# [What the task requires]
Repeat each line word for word.

# [Raw data]
>>>

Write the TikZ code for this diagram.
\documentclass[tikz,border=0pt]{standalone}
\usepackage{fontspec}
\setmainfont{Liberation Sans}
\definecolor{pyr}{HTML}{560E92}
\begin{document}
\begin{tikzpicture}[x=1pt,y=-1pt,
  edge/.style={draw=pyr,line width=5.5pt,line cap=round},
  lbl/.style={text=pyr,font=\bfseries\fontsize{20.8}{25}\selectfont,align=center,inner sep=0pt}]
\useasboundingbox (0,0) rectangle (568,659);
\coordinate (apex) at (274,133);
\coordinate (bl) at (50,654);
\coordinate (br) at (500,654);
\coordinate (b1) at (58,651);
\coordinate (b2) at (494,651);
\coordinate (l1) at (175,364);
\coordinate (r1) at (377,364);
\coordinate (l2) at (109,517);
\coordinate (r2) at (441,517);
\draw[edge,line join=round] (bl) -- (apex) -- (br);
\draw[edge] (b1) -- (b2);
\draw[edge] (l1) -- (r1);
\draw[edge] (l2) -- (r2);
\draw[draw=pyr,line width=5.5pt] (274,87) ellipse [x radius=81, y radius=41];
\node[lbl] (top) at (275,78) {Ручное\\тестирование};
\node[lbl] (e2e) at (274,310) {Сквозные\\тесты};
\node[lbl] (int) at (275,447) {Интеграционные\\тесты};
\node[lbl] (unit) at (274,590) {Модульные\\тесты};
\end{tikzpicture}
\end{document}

<<<

# [Task output]
Write the TikZ code for this diagram.
\documentclass[tikz,border=0pt]{standalone}
\usepackage{fontspec}
\setmainfont{Liberation Sans}
\definecolor{pyr}{HTML}{560E92}
\begin{document}
\begin{tikzpicture}[x=1pt,y=-1pt,
  edge/.style={draw=pyr,line width=5.5pt,line cap=round},
  lbl/.style={text=pyr,font=\bfseries\fontsize{20.8}{25}\selectfont,align=center,inner sep=0pt}]
\useasboundingbox (0,0) rectangle (568,659);
\coordinate (apex) at (274,133);
\coordinate (bl) at (50,654);
\coordinate (br) at (500,654);
\coordinate (b1) at (58,651);
\coordinate (b2) at (494,651);
\coordinate (l1) at (175,364);
\coordinate (r1) at (377,364);
\coordinate (l2) at (109,517);
\coordinate (r2) at (441,517);
\draw[edge,line join=round] (bl) -- (apex) -- (br);
\draw[edge] (b1) -- (b2);
\draw[edge] (l1) -- (r1);
\draw[edge] (l2) -- (r2);
\draw[draw=pyr,line width=5.5pt] (274,87) ellipse [x radius=81, y radius=41];
\node[lbl] (top) at (275,78) {Ручное\\тестирование};
\node[lbl] (e2e) at (274,310) {Сквозные\\тесты};
\node[lbl] (int) at (275,447) {Интеграционные\\тесты};
\node[lbl] (unit) at (274,590) {Модульные\\тесты};
\end{tikzpicture}
\end{document}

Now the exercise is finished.